Fiona Tolhurst held a BA in Psychology and English Literature from Rice University (Houston, Texas) and an MA and PhD in English Language and Literature from Princeton University. A Mellon Fellowship in the Humanities funded her graduate work. Before coming to Switzerland, she served as an assistant professor, associate professor, and full professor of English at Alfred University (Alfred, New York) where she taught Anglo-Saxon and Middle English literature as well as medieval women writers and a travel course about Rome. Her research interests included Arthurian literature, medieval mystics, and literary defences of women. While in Switzerland from 2008 to 2013, she taught at the Universities of Basel, Berne and Neuchâtel and was a lecturer in medieval and early modern English at the University of Geneva. She moved on to become Associate Professor of English at Florida Gulf Coast University. She sadly passed away in 2021.


Sarah Van der Laan

Sarah Van der Laan, who has a BA and a PhD from Yale and two MAs from Queen Mary College, University of London, was hired in Geneva as a post-doctoral researcher in the English department before moving to Indiana University as an assistant professor of Comparative Literature (for her website, see here).


Juliette Vuille

Juliette Vuille holds a PhD from the University of Lausanne, with a doctoral thesis on ‘Holy Harlots: Authority, Gender, and the Body in Medieval English Hagiography’ (2013).
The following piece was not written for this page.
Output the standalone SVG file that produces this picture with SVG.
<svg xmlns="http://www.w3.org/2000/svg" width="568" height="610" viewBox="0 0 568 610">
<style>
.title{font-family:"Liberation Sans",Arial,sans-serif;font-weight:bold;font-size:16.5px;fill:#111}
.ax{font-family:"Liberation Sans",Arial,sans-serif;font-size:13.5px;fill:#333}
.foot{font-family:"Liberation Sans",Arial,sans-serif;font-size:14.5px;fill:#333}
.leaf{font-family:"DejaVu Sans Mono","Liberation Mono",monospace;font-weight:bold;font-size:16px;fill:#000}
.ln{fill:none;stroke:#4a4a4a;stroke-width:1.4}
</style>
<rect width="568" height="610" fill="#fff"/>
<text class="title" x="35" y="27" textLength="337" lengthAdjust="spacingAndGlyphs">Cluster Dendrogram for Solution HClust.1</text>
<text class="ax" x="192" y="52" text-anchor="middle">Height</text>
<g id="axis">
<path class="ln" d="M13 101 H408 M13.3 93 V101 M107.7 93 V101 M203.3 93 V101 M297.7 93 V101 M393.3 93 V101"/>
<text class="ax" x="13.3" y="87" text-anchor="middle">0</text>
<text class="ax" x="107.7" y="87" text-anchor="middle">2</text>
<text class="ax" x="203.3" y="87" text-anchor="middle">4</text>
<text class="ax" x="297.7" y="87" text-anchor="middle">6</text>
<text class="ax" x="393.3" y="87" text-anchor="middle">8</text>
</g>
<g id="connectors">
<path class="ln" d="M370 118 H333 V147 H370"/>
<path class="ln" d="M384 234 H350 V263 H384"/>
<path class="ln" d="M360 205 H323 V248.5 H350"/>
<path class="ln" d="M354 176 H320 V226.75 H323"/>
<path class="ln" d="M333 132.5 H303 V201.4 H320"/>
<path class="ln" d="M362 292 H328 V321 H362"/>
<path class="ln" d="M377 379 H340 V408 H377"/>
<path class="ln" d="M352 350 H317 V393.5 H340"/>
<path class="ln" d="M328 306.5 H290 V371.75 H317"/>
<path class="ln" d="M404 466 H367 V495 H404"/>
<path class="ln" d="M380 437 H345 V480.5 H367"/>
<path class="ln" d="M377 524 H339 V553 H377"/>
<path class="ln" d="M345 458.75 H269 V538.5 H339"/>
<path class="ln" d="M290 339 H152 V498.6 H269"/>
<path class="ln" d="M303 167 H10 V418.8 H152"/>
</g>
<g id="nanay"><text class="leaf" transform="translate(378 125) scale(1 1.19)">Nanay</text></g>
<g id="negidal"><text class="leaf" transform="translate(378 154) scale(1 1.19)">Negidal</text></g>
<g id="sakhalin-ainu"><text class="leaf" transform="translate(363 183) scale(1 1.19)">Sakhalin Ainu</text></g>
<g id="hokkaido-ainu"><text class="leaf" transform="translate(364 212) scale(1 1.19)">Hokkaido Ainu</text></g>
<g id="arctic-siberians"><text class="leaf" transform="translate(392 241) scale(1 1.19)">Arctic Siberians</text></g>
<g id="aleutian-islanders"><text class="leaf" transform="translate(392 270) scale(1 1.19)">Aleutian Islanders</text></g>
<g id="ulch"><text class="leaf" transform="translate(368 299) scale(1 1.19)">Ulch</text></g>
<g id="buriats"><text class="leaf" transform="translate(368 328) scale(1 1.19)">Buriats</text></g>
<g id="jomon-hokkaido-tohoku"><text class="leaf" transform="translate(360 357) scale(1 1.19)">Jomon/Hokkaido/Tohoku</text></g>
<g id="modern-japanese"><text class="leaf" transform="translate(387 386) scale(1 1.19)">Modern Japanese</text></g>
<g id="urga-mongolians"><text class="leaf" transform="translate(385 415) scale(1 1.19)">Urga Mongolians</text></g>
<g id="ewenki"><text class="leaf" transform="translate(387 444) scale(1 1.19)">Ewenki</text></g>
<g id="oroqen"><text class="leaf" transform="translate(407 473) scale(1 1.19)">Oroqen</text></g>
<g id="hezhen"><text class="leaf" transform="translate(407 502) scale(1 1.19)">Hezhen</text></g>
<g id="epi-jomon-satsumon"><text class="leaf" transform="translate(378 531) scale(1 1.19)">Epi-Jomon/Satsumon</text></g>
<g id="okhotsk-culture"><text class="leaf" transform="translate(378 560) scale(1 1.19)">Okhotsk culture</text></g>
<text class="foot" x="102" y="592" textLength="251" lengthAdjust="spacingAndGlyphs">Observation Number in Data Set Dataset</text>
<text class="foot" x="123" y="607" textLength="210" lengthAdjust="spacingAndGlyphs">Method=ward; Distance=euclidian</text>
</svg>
She was chargée d’enseignement suppléante in the Geneva English department in 2013-14, before going on to pursue post-doctoral research on an SNSF scholarship. She is now a Maître d'enseignement et de recherche at the University of Lausanne.


Louise Wilson

Louise Wilson gained her BA (Hons) in English Language and Literature from Oxford University and her MA and PhD in English Renaissance Literature from the University of York. She was a post-doctoral researcher in the English department of the University of Geneva before moving to the University of St Andrews, where she is now the recipient of a Leverhulme Early Career Fellowship (for her website, see here).